The shock entry of former Queensland premier Peter Beattie into the federal election campaign as the Labor candidate for Forde was kept a tightly guarded secret - and with good reason.
It sends two clear messages to the people of Forde. After coming out of political retirement at the age of 60, Beattie would not be running if he thought he couldn’t wrest the marginal seat off the sitting Liberal National Party candidate. And he would not be going to Canberra as an opposition backbencher - so he must believe that Kevin Rudd can win.
Both messages offer a fillip for Labor supporters in a very tight campaign, in which Forde is one of Queensland’s must-win seats for Labor to stay in government.
If the current polls are to be believed, the Rudd government needs to pick up at least six seats around Australia, especially with some seats in NSW (such as New England) and elsewhere already pencilled in as gains for the Coalition.
What drives the people of Forde?
Forde is a microcosm of Australian society, including a complete spread of socio-economic groups.
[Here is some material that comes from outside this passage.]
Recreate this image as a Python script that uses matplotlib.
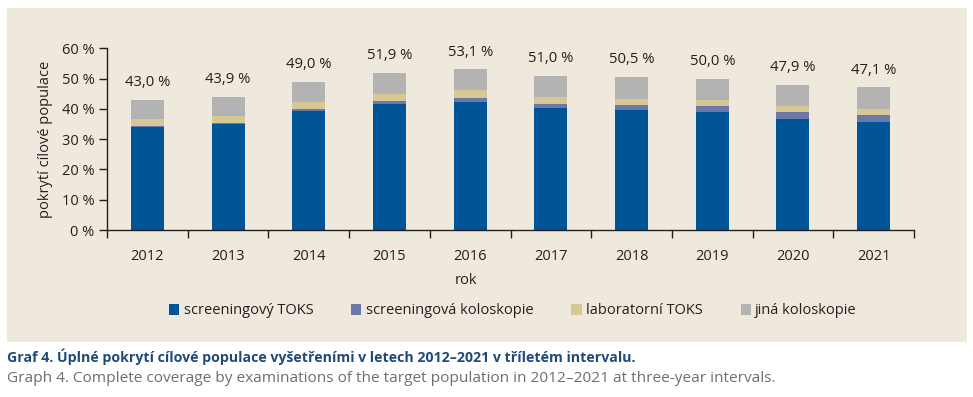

It ranges from large homes on the Albert and Logan rivers, through to community and social housing. It is also incredibly diverse, with the Logan council area claiming people from more than 200 nationalities and ethnic groups, with different languages and cultural heritages.
The electorate has undergone dramatic changes since its creation nearly 30 years ago. Through the 1980s and 1990s, it was at the centre of the south-east Queensland’s population boom. Today, Forde covers a corridor of suburbs between Logan, south of Brisbane, and northern parts of the Gold Coast.
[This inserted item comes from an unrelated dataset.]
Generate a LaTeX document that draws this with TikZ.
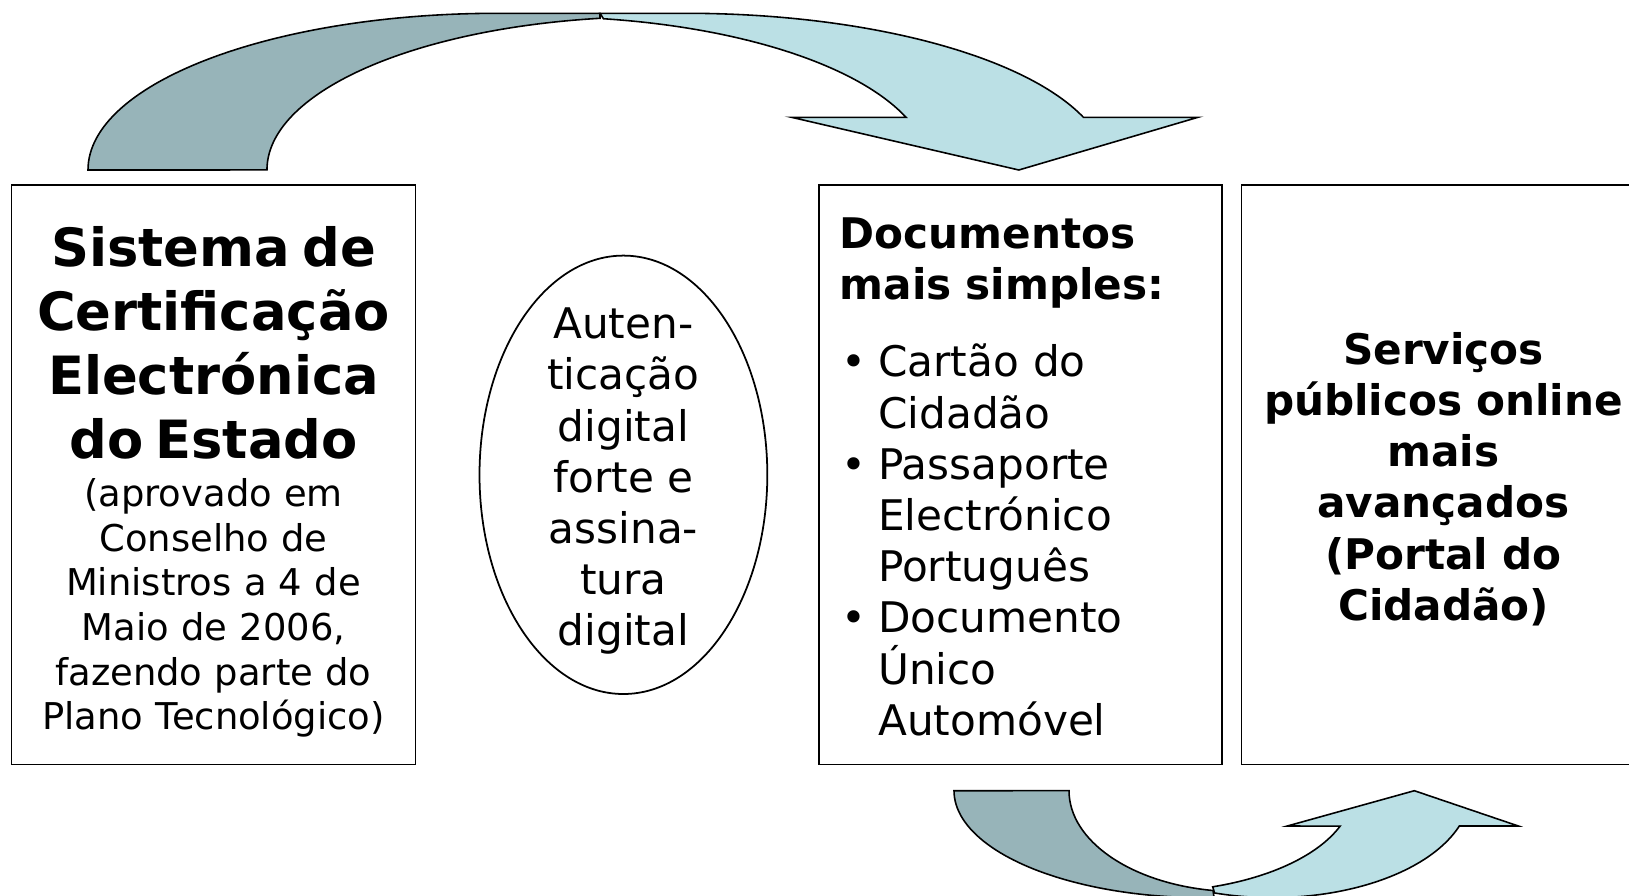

When I first won the seat at the 1987 federal election, Forde took in an area that stretched from Indooroopilly Bridge, in Brisbane’s southern suburbs, down past Logan to the Kingston Butter Factory. By the time I lost at the 1996 election, the electoral boundaries had been redrawn so significantly that Kingston Butter Factory was the only electoral booth remaining from a decade earlier. In fact, I had to move home twice in my time as an MP in order to stay in the electorate.
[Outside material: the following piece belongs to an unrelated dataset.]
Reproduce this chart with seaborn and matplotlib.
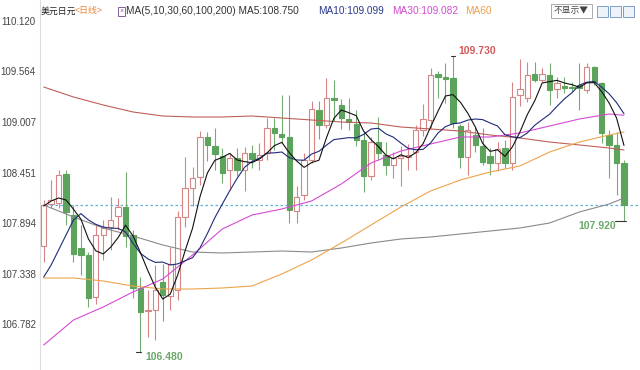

The key issues in Forde are jobs, transport, health and education. The last major public transport infrastructure was the Gold Coast rail line, built by the federal government and opened in 1994. Access to jobs is a big issue. While there are industrial estates, with only patchy public transport coverage, these can only be accessed by private cars if work times are irregular.
The area also has a Griffith University campus and a TAFE college. While these provide education services, transport access is also a problem for many students.
Local unemployment is higher than the national average, and the cuts to public sector jobs under the Newman state government may help in swinging some support over to Beattie.
Way back in 1986, when I was first preselected as Labor’s candidate for Forde, Peter Beattie was one of the first people to join me on the hustings. We hired a truck, had a band on the back and toured the local shopping centres.
What Beattie will bring to the 2013 election is an enthusiastic campaigning style, along with considerable experience. While he might be a self-confessed “media tart”, he is extremely engaging on a personal level.
Beattie had repeatedly ruled out entering federal politics since stepping down as Queensland premier in 2007, as the Liberal Party highlighted with a YouTube video uploaded soon after the news broke that he would run as a federal candidate.
Much has been made of whether Peter Beattie should live in the electorate, with one man heckling him for not being a local as he arrived with prime minister Kevin Rudd for a press conference at the Beenleigh Events Centre, south of Brisbane.
Beattie told reporters that he had moved into his brother’s home in Shailer Park in the electorate this morning, and that if elected he would buy a home and move there immediately. Whether that is a significant issue in the election is yet to be seen; he is well known to many people in Forde, so it may not be quite the same issue as it would usually be.
Shameless media tart or vote magnet?
Labor branch members have been out campaigning for almost the whole period of the Gillard government. For some it has been a very difficult exercise, made even more so by the massive loss of state members in the 2012 Queensland election, which left Labor with just seven MPs in the state parliament. Resources and morale have been low.
As well as giving Labor its best chance of winning back Forde, I would expect that Beattie’s return could help attract vital extra votes in other fiercely contested Brisbane electorates, including Bonner, Blair and Brisbane.
But this will not be an easy run for Beattie. His opponent is the sitting Liberal National Party member, Bert van Manen, who won the seat in the 2010 election with a 1.6% margin. He is a very personable local man, whose social conservatism will no doubt appeal to many constituents who will continue to support him.
Based on my experience of campaigning alongside him, Beattie’s entry into the race could be a game changer for Queensland - and possibly for the wider federal election. Whatever the outcome, it’s certainly become one of the seats to watch.